When Laney wanted something, she took it. No matter what—or whom—she had to rip it bloodily from.
We all watched her pace. No one dared break the silence. A lone bare lightbulb threw her shadow at the wall, much bigger than she was. That shadow was jagged, toothy. It seemed about to bite.
“Can I stand?” I said.
Her eyes flicked to me.
“On second thought, I’m good down here.”
But Ellis gave me a hand up, and Blythe brushed my cheek, then pecked a kiss where she’d slapped me.
“Worth it,” I said.
“Is this funny?” Laney’s whisper was frighteningly soft. “Is it funny, Ren?”
“No.”
“Let me brief you on tonight’s target.”
She stopped pacing, her shadow a dark fang jabbing at us.
“He calls himself Crito.” Her voice remained soft. We all breathed softer to hear. “That should tell you something. He goes after women online. Ones who talk about the ways men hurt us, threaten us. You’d know some of these girls, Ren. He doxxes them—finds out where they work and live in the real world. Then he mobilizes his troll army.” Her fingers twitched. I imagined claws there. “He sends these girls messages. One day someone gets harassed on YouTube—typical stuff, ‘Kill all feminists,’ ‘You should be raped until you shut up,’ and so on—and then she com
es home to a bouquet of flowers at her apartment door. The card inside reads, ‘We love watching you.’ That’s the message: they can get to her.”
I swallowed. I had my own trolls—you can’t be publicly trans without attracting transphobes—but by and large my haters expressed disgust, not threats. They didn’t doxx me. They just let me know how much my existence squicked them out. That was male privilege: even trans men took less abuse online than women.

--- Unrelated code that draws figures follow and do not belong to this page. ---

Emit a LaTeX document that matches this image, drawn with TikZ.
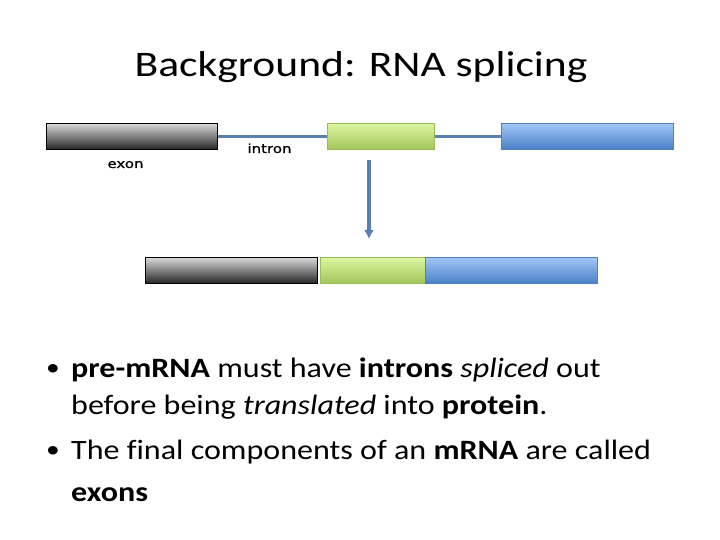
\documentclass[tikz,border=0pt]{standalone}
\usepackage{fontspec}
\usetikzlibrary{arrows.meta}
\setmainfont{Carlito}
\newfontfamily\titlefont[FakeStretch=1.21]{Carlito}
\newfontfamily\bodyfont[FakeStretch=1.145, Ligatures=NoCommon]{Carlito}
\newfontfamily\labelfont[FakeStretch=1.2, FakeBold=1]{DejaVu Sans}
\definecolor{lineblue}{HTML}{5A7FB3}
\definecolor{greenedge}{HTML}{9BBB59}
\definecolor{greentop}{HTML}{DCF7A2}
\definecolor{greenbot}{HTML}{A2C55A}
\definecolor{blueedge}{HTML}{4F81BD}
\definecolor{bluetop}{HTML}{A2C6F7}
\definecolor{bluebot}{HTML}{4A80C8}
\tikzset{
  graybar/.style={draw=black, top color=black!15, bottom color=black!85, line width=0.8pt, inner sep=0pt, minimum height=26pt, anchor=north west},
  greenbar/.style={draw=greenedge, top color=greentop, bottom color=greenbot, line width=0.8pt, inner sep=0pt, minimum height=26pt, anchor=north west},
  bluebar/.style={draw=blueedge, top color=bluetop, bottom color=bluebot, line width=0.8pt, inner sep=0pt, minimum height=26pt, anchor=north west},
  conn/.style={draw=lineblue, line width=3.4pt},
  lbl/.style={font=\labelfont\fontsize{12.5}{14}\selectfont, inner sep=0pt, anchor=base},
  bline/.style={font=\bodyfont\fontsize{28}{34}\selectfont, anchor=base west, inner sep=0pt},
  bdot/.style={font=\bodyfont\fontsize{24}{30}\selectfont, anchor=base west, inner sep=0pt}
}
\begin{document}
\begin{tikzpicture}[x=1pt,y=-1pt]
\useasboundingbox (0,0) rectangle (720,540);
\node[font=\titlefont\fontsize{36}{44}\selectfont, inner sep=0pt, anchor=base] (title) at (361,77) {Background: RNA splicing};
% top row
\node[graybar, minimum width=171pt] (e1) at (46,123) {};
\node[greenbar, minimum width=107pt] (e2) at (327,123) {};
\node[bluebar, minimum width=172pt] (e3) at (501,123) {};
\draw[conn] (e1.east) -- (e2.west);
\draw[conn] (e2.east) -- (e3.west);
\node[lbl] (exonlbl) at (125.5,168) {exon};
\node[lbl] (intronlbl) at (269.5,153) {intron};
% arrow
\coordinate (astart) at (369,160);
\coordinate (aend) at (369,239);
\draw[draw=lineblue, line width=3.2pt, -{Latex[length=9pt,width=10pt]}] (astart) -- (aend);
% bottom row
\node[graybar, minimum width=172pt] (m1) at (145,257) {};
\node[greenbar, minimum width=105pt] (m2) at (320,257) {};
\node[bluebar, minimum width=172pt] (m3) at (425,257) {};
% bullets
\node[bdot] (b1dot) at (46,375) {•};
\node[bline] (b1a) at (71,377) {\textbf{pre-mRNA} must have \textbf{introns} \textit{spliced} out};
\node[bline] (b1b) at (71,414) {before being \textit{translated} into \textbf{protein}.};
\node[bdot] (b2dot) at (46,457) {•};
\node[bline] (b2a) at (71,459) {The final components of an \textbf{mRNA} are called};
\node[bline] (b2b) at (71,501) {\textbf{exons}};
\end{tikzpicture}
\end{document}
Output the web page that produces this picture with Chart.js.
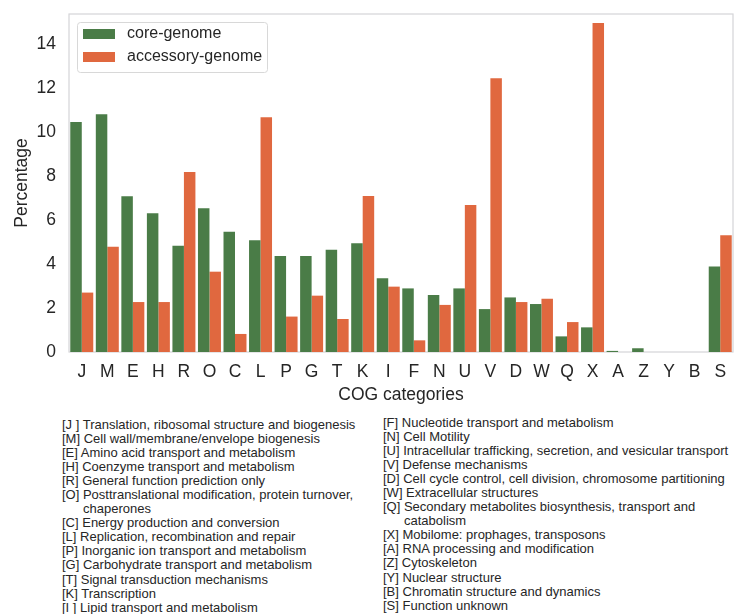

“This guy is basically the leader of a domestic terrorist cell.” Laney’s eyes burned through me. “He’s a rich little white boy with enough resentment and free time to ruin the lives of girls who’ll never fuck him. Elliot Rodger is his personal hero. That guy who went on a shooting spree at UCSB and killed half a dozen people. Who wrote a misogynist manifesto saying rejections from girls made him do it. Probably the only reason Crito hasn’t shot up his college yet is because he’s having too much fun destroying girls’ sanity.”
So he targeted women who talked about toxic masculinity.
Women like my roommate.
Shit.
“Has he taken it beyond threats?” I said.
“He doesn’t have to. Threats are enough. They silence those girls.” Laney eyed us each in turn. “We’ve been letting this cancer grow in our city. We’ve let it hurt people we know. It ends tonight.”
“What do we know about him?” I said. “Where does he live, work? Who is he in real life?”
“I’ve been tracking him. Ellis is building a dossier.”
I frowned. “You’ve been tracking him? Personally?”
“I have eyes and ears in the city.”
“I’m your eyes and ears. You should have sent me, Lane.”
“I wanted to send you tonight.”
I flinched.
Blythe tossed her head, hair snapping around her shoulders in golden flames. “We know where he is, right? The rest of us can take him down. Cut off the head, and the body dies.”
“It’s not that simple,” Ellis said, eyeing her nervously. “Crito’s established a hierarchy. If he goes quiet, his minions will pick up where he left off.”
“Not if we make an example of him. What’s that phrase you Yanks love? ‘Shock and awe.’ ”
“We’re not taking it that far,” Armin said. “We don’t kill.”
Laney stared at him a long moment. “Right. We don’t.”